If you haven’t yet had a chance to stop by the newest exhibit to see Andy Warhol’s Marilyn Monroe or Roy Lichtenstein’s awe-inspiring pop art in the Beatrice M. Haggerty Gallery, “Poets, Painters, and Paper: Post-World War II Art Exhibit” is ending this Saturday, Dec. 17, but not before a closing reception today, Thursday, Dec. 15, from 5:30 to 8 p.m., featuring presentations by the exhibit’s curators from the Wichita Falls Museum of Art (WFMA) at Midwestern State University.

Co-curated by Curator of Collections and Exhibitions Danny Bills and Assistant Professor of English Todd Giles, Ph.D., the exhibition features an array of Post-World War II American prints and poetry broadsides from various artists throughout the printmaking renaissance of the 60s and 70s. “Poets, Painters, and Paper” explores the cross-fertilization of the visual and literary arts made possible by the printmaking renaissance, fostered by studios and workshops in Los Angeles, San Francisco, Berkeley and New York City.

What originated in Ireland as a economic way for writers to publish poetry, broadsides prints allowed for artists and poets to collaborate on visual effects. “There’s a lot of interdisciplinary work at play here,” said Interim Curator at the Haggerty Gallery Christina Haley.

“Poets, Painters, and Paper” puts together close to 70 different artists, showing the evolution of printmaking — and the entire exhibit was put together by a group of graduate art students, Courtney Googe, Calli Nissen, Tony Veronese, Joseph Guzman and Matthew Jones, and one gallery student worker Raphael Cavanna. Students learned what it takes to put on a professional exhibit and handle valuable, priceless works of art. They were also responsible for arranging and designing the exhibit, maintaining adequate humidity levels in the gallery and setting up special lighting so the artwork is preserved.

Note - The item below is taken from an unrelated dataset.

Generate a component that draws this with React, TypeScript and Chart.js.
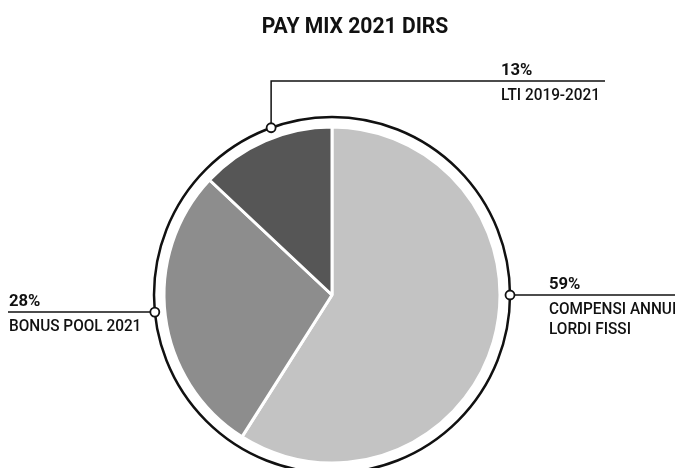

“There’s a lof of creative stuff going on behind the bushes in the Art Village,” said Haley.

After seeing Warne Thiebaud’s linocut art work, Gumball Machine, as she was helping arrange the exhibit, Googe “fell in love” with the work for its use of color and pattern, after studying the printmaking renaissance period in her art history classes. Work like this, she said, inspires her own printmaking.

“I can’t believe I can walk five minutes and see this level of work, it’s like being at the Chicago Institute,” said English major Joseph Flynn, BA ’17, who visited the exhibit at the beginning of December.